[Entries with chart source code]
==========

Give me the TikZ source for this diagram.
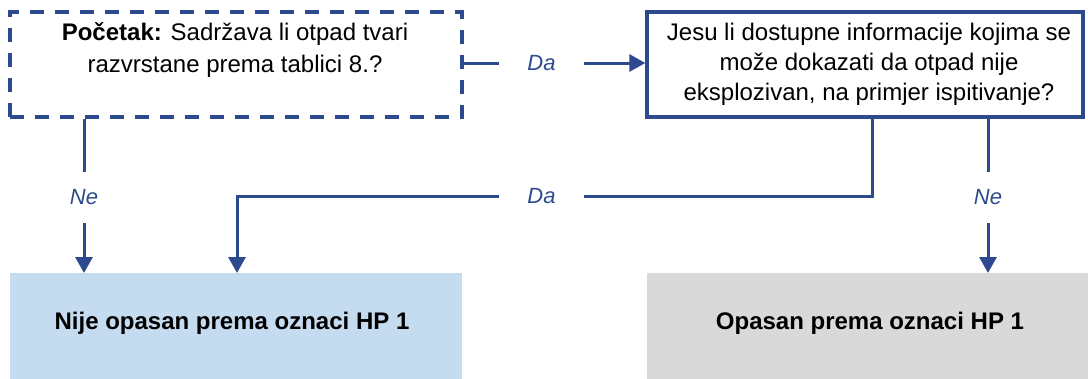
\documentclass[tikz,border=0pt]{standalone}
\usepackage{fontspec}
\setmainfont{Liberation Sans}
\usetikzlibrary{arrows.meta}
\definecolor{lineblue}{HTML}{2E4A8E}
\definecolor{fillblue}{HTML}{C5DBF0}
\definecolor{fillgray}{HTML}{D9D9D9}
\begin{document}
\begin{tikzpicture}[x=1pt,y=-1pt,
  conn/.style={draw=lineblue,line width=3pt},
  arr/.style={conn,-{Triangle[length=16pt,width=17pt]}},
  dashbox/.style={draw=lineblue,line width=3.3pt,dash pattern=on 14pt off 11pt,minimum width=452pt,minimum height=105pt,inner sep=0pt},
  solidbox/.style={draw=lineblue,line width=3.3pt,minimum width=436pt,minimum height=105pt,inner sep=0pt},
  boxtext/.style={align=center,font=\fontsize{24}{30}\selectfont,inner sep=0pt},
  endbox/.style={minimum height=110pt,inner sep=0pt,font=\fontsize{24}{29}\selectfont\bfseries},
  hlab/.style={text=lineblue,font=\fontsize{22}{26}\selectfont\itshape,inner sep=0pt,minimum width=85pt,minimum height=20pt},
  vlab/.style={text=lineblue,font=\fontsize{22}{26}\selectfont\itshape,inner sep=0pt,minimum height=51pt,minimum width=30pt}]
\useasboundingbox (0,0) rectangle (1088,378);
% boxes
\node[dashbox] (start) at (236,64.5) {};
\node[boxtext,font=\fontsize{24}{32}\selectfont] (starttext) at (235,50) {\textbf{Početak:} Sadržava li otpad tvari\\razvrstane prema tablici 8.?};
\node[solidbox] (q2) at (865,64.5) {};
\node[boxtext] (q2text) at (869,64) {Jesu li dostupne informacije kojima se\\može dokazati da otpad nije\\eksplozivan, na primjer ispitivanje?};
\node[endbox,fill=fillblue,minimum width=452pt,anchor=north west] (nije) at (10,273) {};
\node[endbox] (nijetext) at (232,323) {Nije opasan prema oznaci HP 1};
\node[endbox,fill=fillgray,minimum width=441pt,anchor=north west] (opasan) at (647,273) {};
\node[endbox] (opasantext) at (870,323) {Opasan prema oznaci HP 1};
% labels
\node[hlab] (da1) at (541.5,63) {Da};
\node[hlab] (da2) at (541.5,196) {Da};
\node[vlab] (ne1) at (84,197.5) {Ne};
\node[vlab] (ne2) at (988,197.5) {Ne};
\coordinate (bendR) at (872,196);
\coordinate (bendL) at (237,196);
% connectors
\draw[conn] (start.east |- da1) -- (da1.west);
\draw[arr] (da1.east) -- (q2.west |- da1);
\draw[conn] (start.south -| ne1) -- (ne1.north);
\draw[arr] (ne1.south) -- (nije.north -| ne1);
\draw[conn] (q2.south -| bendR) -- (bendR) -- (da2.east);
\draw[arr] (da2.west) -- (bendL) -- (nije.north -| bendL);
\draw[conn] (q2.south -| ne2) -- (ne2.north);
\draw[arr] (ne2.south) -- (opasan.north -| ne2);
\end{tikzpicture}
\end{document}
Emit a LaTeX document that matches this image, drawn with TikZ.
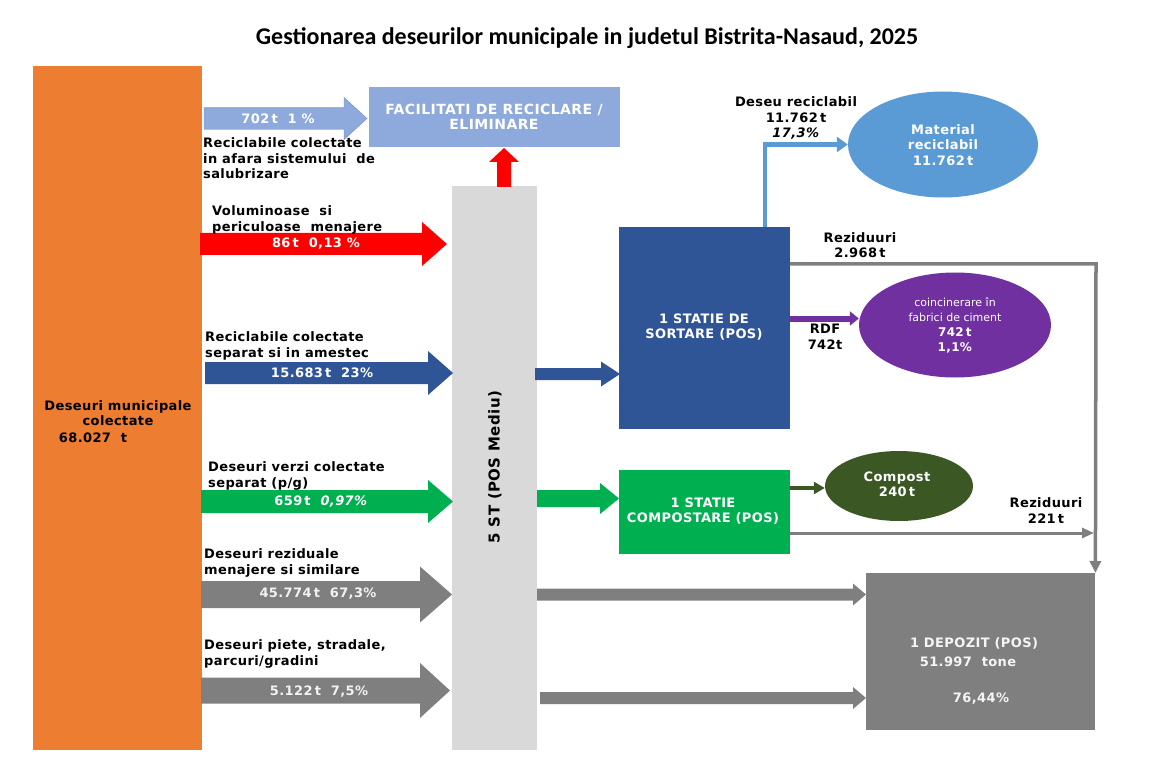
\documentclass[tikz,border=0pt]{standalone}
\usepackage{fontspec}
\setmainfont{DejaVu Sans}[LetterSpace=3]
\newfontfamily\plainfont{DejaVu Sans}
\newfontfamily\titlefont{Carlito}
\usetikzlibrary{shapes.geometric,arrows.meta}
\definecolor{orangeC}{HTML}{ED7D31}
\definecolor{barC}{HTML}{D9D9D9}
\definecolor{lblueC}{HTML}{8EA9DB}
\definecolor{lblueE}{HTML}{6F8BC8}
\definecolor{redC}{HTML}{FF0000}
\definecolor{dblueC}{HTML}{2F5597}
\definecolor{greenC}{HTML}{00B050}
\definecolor{grayC}{HTML}{7F7F7F}
\definecolor{skyC}{HTML}{5B9BD5}
\definecolor{purpleC}{HTML}{7030A0}
\definecolor{dgreenC}{HTML}{3A5724}
\newcommand\blockarr[7]{%
  \fill[#7] ({#1},{#4-#5}) -- ({#2},{#4-#5}) -- ({#2},{#4-#6}) -- ({#3},{#4}) -- ({#2},{#4+#6}) -- ({#2},{#4+#5}) -- ({#1},{#4+#5}) -- cycle;}
\begin{document}
\begin{tikzpicture}[x=1pt,y=-1pt,
  lbl/.style={font=\fontsize{13}{15.5}\selectfont\bfseries, align=left, anchor=north west, inner sep=0pt, text=black},
  clbl/.style={font=\fontsize{13}{15.5}\selectfont\bfseries, align=center, inner sep=0pt, text=black},
  wtxt/.style={font=\fontsize{13}{15.5}\selectfont\bfseries, text=white, inner sep=0pt, align=center},
  box/.style={draw=none, inner sep=0pt, anchor=north west},
  conn/.style={line width=4pt},
]
\useasboundingbox (0,0) rectangle (1161,767);

\node[font=\titlefont\fontsize{24}{28}\selectfont\bfseries] (title) at (587,38) {Gestionarea deseurilor municipale in judetul Bistrita-Nasaud, 2025};

% source
\node[box, fill=orangeC, minimum width=169pt, minimum height=684pt] (src) at (33,66) {};
\node[clbl] (srct) at (118,413) {Deseuri municipale\\colectate};
\node[clbl] (srcv) at (93,438) {68.027\ \ t};

% central bar
\node[box, fill=barC, minimum width=85pt, minimum height=564pt] (bar) at (452,186) {};
\node[rotate=90, font=\fontsize{15}{17}\selectfont\bfseries] (bart) at (495,467) {5 ST (POS Mediu)};

% facilitati
\node[box, fill=lblueC, minimum width=251pt, minimum height=60pt] (fac) at (369,87) {};
\node[wtxt, font=\fontsize{14}{15.5}\selectfont\bfseries] (fact) at (494,117) {FACILITATI DE RECICLARE /\\ELIMINARE};
\fill[redC] (497,187) -- (497,162) -- (489,162) -- (504,148) -- (519,162) -- (511,162) -- (511,187) -- cycle;

% input arrows
\blockarr{204}{344}{367}{118.5}{11}{21}{lblueC, draw=lblueE}
\node[wtxt] (a1) at (278,118.5) {702\,t\ \ 1 \%};
\node[lbl] (l1) at (203,137.5) {Reciclabile colectate\\in afara sistemului\ \ de\\salubrizare};

\blockarr{200}{422}{447}{244}{11}{22}{redC}
\node[wtxt] (a2) at (316,244) {86\,t\ \ 0,13 \%};
\node[lbl] (l2) at (212,205.5) {Voluminoase\ \ si\\periculoase\ \ menajere};

\blockarr{205}{428}{453}{373}{11}{22}{dblueC}
\node[wtxt] (a3) at (322,373) {15.683\,t\ \ 23\%};
\node[lbl] (l3) at (205,331.5) {Reciclabile colectate\\separat si in amestec};

\blockarr{201}{428}{453}{501.5}{11.5}{21.5}{greenC}
\node[wtxt] (a4) at (321,502) {659\,t\ \ \textit{0,97\%}};
\node[lbl] (l4) at (208,461.5) {Deseuri verzi colectate\\separat (p/g)};

\blockarr{201}{420}{452}{594.5}{13.5}{28}{grayC}
\node[wtxt, text=white!90!gray] (a5) at (318,594) {45.774\,t\ \ 67,3\%};
\node[lbl] (l5) at (204,548.5) {Deseuri reziduale\\menajere si similare};

\blockarr{201}{420}{450}{690.5}{13}{27.5}{grayC}
\node[wtxt, text=white!90!gray] (a6) at (319,692) {5.122\,t\ \ 7,5\%};
\node[lbl] (l6) at (204,639.5) {Deseuri piete, stradale,\\parcuri/gradini};

% sorting
\node[box, fill=dblueC, minimum width=171pt, minimum height=202pt] (sort) at (619,227) {};
\node[wtxt] (sortt) at (704,327) {1 STATIE DE\\SORTARE (POS)};
\blockarr{535}{601}{620}{374}{6}{12.5}{dblueC}

% composting
\node[box, fill=greenC, minimum width=171pt, minimum height=84pt] (comp) at (619,470) {};
\node[wtxt] (compt) at (703,511) {1 STATIE\\COMPOSTARE (POS)};
\blockarr{537}{600}{619}{498.5}{8.5}{15.5}{greenC}

% depozit
\node[box, fill=grayC, minimum width=229pt, minimum height=157pt] (dep) at (866,573) {};
\node[wtxt, text=white!92!gray] (dept1) at (974,643) {1 DEPOZIT (POS)};
\node[wtxt, text=white!92!gray] (dept2) at (968,662) {51.997\ \ tone};
\node[wtxt, text=white!92!gray] (dept3) at (981,699) {76,44\%};
\blockarr{537}{853}{866}{594.5}{6}{11}{grayC}
\blockarr{540}{853}{866}{698}{6}{11}{grayC}

% ellipses
\node[ellipse, fill=skyC, minimum width=190pt, minimum height=106pt, inner sep=0pt] (mat) at (943,144.5) {};
\node[wtxt] (matt) at (943,145) {Material\\reciclabil\\11.762\,t};
\node[ellipse, fill=purpleC, minimum width=192pt, minimum height=105pt, inner sep=0pt] (coi) at (955,325) {};
\node[text=white, align=center, inner sep=0pt, font=\fontsize{12}{15}\selectfont] (coit) at (955,325.5) {{\plainfont\fontsize{11}{15}\selectfont coincinerare în}\\{\plainfont\fontsize{11}{15}\selectfont fabrici de ciment}\\\textbf{742\,t}\\\textbf{1,1\%}};
\node[ellipse, fill=dgreenC, minimum width=148pt, minimum height=70pt, inner sep=0pt] (cpt) at (899,486) {};
\node[wtxt] (cptt) at (897,484.5) {Compost\\240\,t};

% connectors
\coordinate (sortTop) at (765,227);
\draw[conn, skyC, line width=4.5pt, -{Triangle[length=11pt,width=15pt]}] (sortTop) |- (mat.west);
\node[clbl] (l7) at (796,118) {Deseu reciclabil\\11.762\,t\\\textit{17,3\%}};

\coordinate (sortR1) at (790,264);
\coordinate (corner) at (1096,264);
\draw[conn, grayC, line width=3.5pt, -{Triangle[length=12pt,width=11pt]}] (sortR1) -- (corner) -- (dep.north east);
\node[clbl] (l8) at (860,245) {Reziduuri\\2.968\,t};

\coordinate (sortR2) at (790,318.5);
\draw[conn, purpleC, line width=6pt, -{Triangle[length=9pt,width=14pt]}] (sortR2) -- (sortR2 -| coi.west);
\node[clbl] (l9) at (825,337) {RDF\\742t};

\coordinate (compR1) at (790,488);
\draw[conn, dgreenC, -{Triangle[length=11pt,width=12pt]}] (compR1) -- (compR1 -| cpt.west);

\coordinate (compR2) at (790,533);
\coordinate (vline) at (1094,533);
\draw[conn, grayC, line width=3pt, -{Triangle[length=12pt,width=10pt]}] (compR2) -- (vline);
\node[clbl] (l10) at (1046,510.5) {Reziduuri\\221\,t};
\end{tikzpicture}
\end{document}
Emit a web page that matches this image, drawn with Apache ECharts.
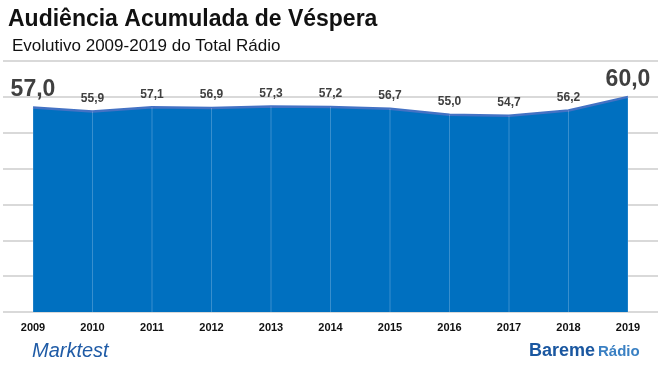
<!DOCTYPE html>
<html>
<head>
<meta charset="utf-8">
<script src="https://cdn.jsdelivr.net/npm/echarts@6/dist/echarts.min.js"></script>
<style>html,body{margin:0;padding:0;background:#fff}#c{width:658px;height:372px}</style>
</head>
<body>
<div id="c"></div>
<script>
var categories = ['2009','2010','2011','2012','2013','2014','2015','2016','2017','2018','2019'];
var values = [57.0, 55.9, 57.1, 56.9, 57.3, 57.2, 56.7, 55.0, 54.7, 56.2, 60.0];
var bigLabelIndexes = [0, 10];
var titleText = 'Audiência Acumulada de Véspera';
var subtitleText = 'Evolutivo 2009-2019 do Total Rádio';

var fmt = function (v) { return v.toFixed(1).replace('.', ','); };

var lineData = values.map(function (v, i) {
  var d = { value: v };
  if (bigLabelIndexes.indexOf(i) >= 0) {
    d.label = { fontSize: 23, distance: 6 };
  }
  return d;
});

var chart = echarts.init(document.getElementById('c'), null, { renderer: 'canvas' });
chart.setOption({
  animation: false,
  backgroundColor: '#ffffff',
  grid: [
    { left: 33, right: 30, top: 61, bottom: 60 },
    { left: 3, right: 0, top: 61, bottom: 60 }
  ],
  xAxis: [
    {
      type: 'category', gridIndex: 0, data: categories, boundaryGap: false,
      axisLine: { show: false }, axisTick: { show: false }, splitLine: { show: false },
      axisLabel: { margin: 10, fontFamily: 'Liberation Sans', fontWeight: 'bold', fontSize: 11, color: '#111' }
    },
    {
      type: 'value', gridIndex: 1, min: 0, max: 1, show: false
    }
  ],
  yAxis: [
    { type: 'value', gridIndex: 0, min: 0, max: 70, interval: 10, show: false },
    {
      type: 'value', gridIndex: 1, min: 0, max: 70, interval: 10,
      axisLine: { show: false }, axisTick: { show: false }, axisLabel: { show: false },
      splitLine: { show: true, lineStyle: { color: '#d9d9d9', width: 2 } }
    }
  ],
  series: [
    {
      type: 'line', xAxisIndex: 0, yAxisIndex: 0, data: lineData,
      symbol: 'circle', symbolSize: 0.1, showSymbol: true, z: 3,
      itemStyle: { color: '#4472c4' },
      lineStyle: { color: '#4472c4', width: 2.5 },
      areaStyle: { color: '#0070c0', opacity: 1 },
      label: {
        show: true, position: 'top', distance: 7,
        fontFamily: 'Liberation Sans', fontWeight: 'bold', fontSize: 12, color: '#404040',
        formatter: function (p) { return fmt(p.value); }
      },
      labelLayout: { hideOverlap: false }
    },
    {
      type: 'bar', xAxisIndex: 0, yAxisIndex: 0, data: values,
      barWidth: 1, z: 4, silent: true,
      itemStyle: { color: 'rgba(255,255,255,0.22)' }
    }
  ],
  graphic: [
    { type: 'text', left: 8, top: 8, style: { text: titleText, font: 'bold 23px "Liberation Sans"', fill: '#111' } },
    { type: 'text', left: 12, top: 38, style: { text: subtitleText, font: '17px "Liberation Sans"', fill: '#111' } },
    { type: 'text', left: 32, top: 341, style: { text: 'Marktest', font: 'italic 20px "Liberation Sans"', fill: '#1f5ba6' } },
    { type: 'text', left: 529, top: 342, style: { text: 'Bareme', font: 'bold 18px "Liberation Sans"', fill: '#1a57a0' } },
    { type: 'text', left: 598, top: 344, style: { text: 'Rádio', font: 'bold 15px "Liberation Sans"', fill: '#3a80c3' } }
  ]
});
</script>
</body>
</html>
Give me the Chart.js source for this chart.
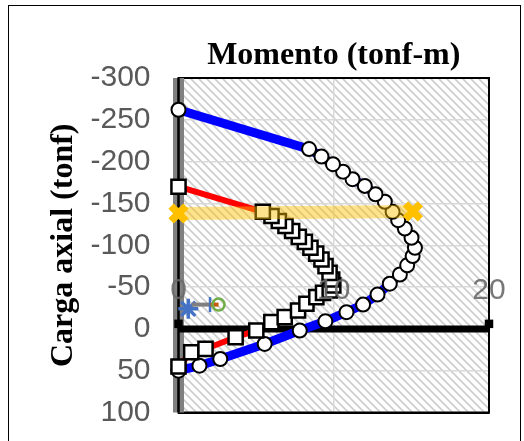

==========

§ **EXERCISE REQUIREMENTS**
Tally the lines of the listing above that include the word "Give". Answer with the number alone.

§ **RESPONSE TO THIS EXERCISE**
2